Система философии. Том 2. Этика чистой воли - страница 55
Таким образом, можно понять, почему Платон воспользовался этой бросающейся в глаза терминологической новизной. Что же ему еще оставалось выбрать для обозначения недостающего понятия воли? Он не пренебрегает греческим словом для «хотения»; он даже образует от него абстрактное название деятельности (βούλησις). Но именно потому, что греческое слово того же корня, что латинское и наше «воля», можно понять, почему Платон избегал извлекать новую душевную способность из этой этимологической основы; ведь соответствующее слово уже существует, но оно означает «решение» и «совет» (βουλή); и возникает вопрос, не правильнее ли сказать «совет и решение».
Совещание, обдумывание играет в этом слове важную, возможно, решающую роль. Но это как раз другой, теоретический, относящийся к представлению элемент, который не должен был выдвигаться на первый план, которому не следовало придавать перевеса. Поэтому понятно, что Платон должен был оставить весь этот языковой корень, если хотел осветить новый душевный момент.
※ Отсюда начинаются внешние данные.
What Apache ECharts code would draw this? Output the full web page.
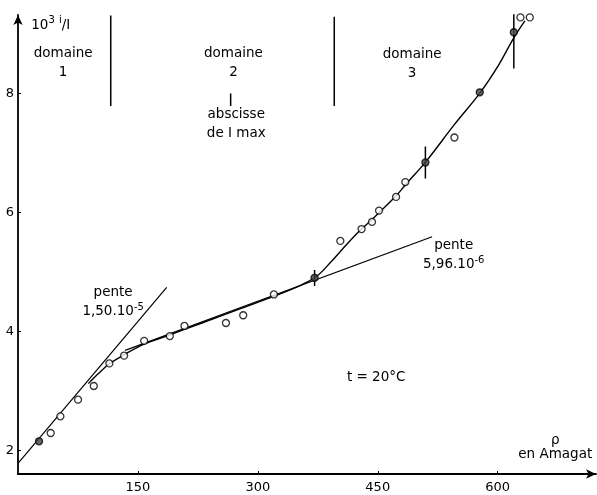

С другой стороны, искушение остаться при этом слове, конечно, очень велико. Ибо, какое бы направление ни принимало новое хотение, оно все же должно оставаться связанным с представлением, а значит, и с мышлением. Поэтому выражение для «разума», с которым со времен Анаксагора проделывали множество мистификаций, используется для этой проблемы; но можно ли его ограничить ею?
Нус, которому мифологическое мышление греков было лишь слишком склонно придавать божественное олицетворение, теперь уточняется как нравственный разум человека. Это и есть воля, и таким образом мы получаем другое слово для воли, которое Платон действительно часто и настойчиво употребляет. Но именно на этом слове можно вновь увидеть опасность, которую предстояло преодолеть новой мысли. Этот же Нус обозначает и теоретический разум, и чистое мышление познания; и он отождествляется с познанием науки (ἐπιστήμη).
Здесь вновь проявляется влияние оригинальной сократовской мысли о том, что добродетель есть знание, однако при этом новый элемент воли подавляется и ограничивается. Тень, отбрасываемая этим влиянием при всем его свете, простирается через всю этическую терминологию греков. То, что добродетели у Платона и особенно у Аристотеля находятся на границе теории и практики, связано именно с этим. И даже практический разум (νοῦς πρακτικός), который со времен Аристотеля шествует по миру, основывается на этом сократовском фундаменте знания. Хотя в этом термине содержится указание на действие, мы всё же предпочитаем термин чистой воли, но, разумеется, в соответствии с платоновской ориентацией на усердие, которое мы точнее переводим как аффект.
В терминологии аффекта и аффектов интересно и поучительно наблюдать терминологическую роль, которую θυμός играет у стоиков, начиная с некоторой неопределённости. Иногда он сам является лишь одним из аффектов, в то время как выражение для понятия аффекта – это душевное движение (πάθος); иногда же он означает обобщающий термин для всех душевных движений вместе с их свойствами; выражение же πάθος относится скорее к душевному впечатлению вообще, то есть также и к ощущению. Это колебание в терминологии аффекта необходимо отметить. Аффект, как θυμός, не просто один из аффектов, но он призван объединить их все под одним термином; никакой другой термин не является столь же выразительным. Остаётся выражение, к которому вернулся Платон и с которым он связал своё новое понятие.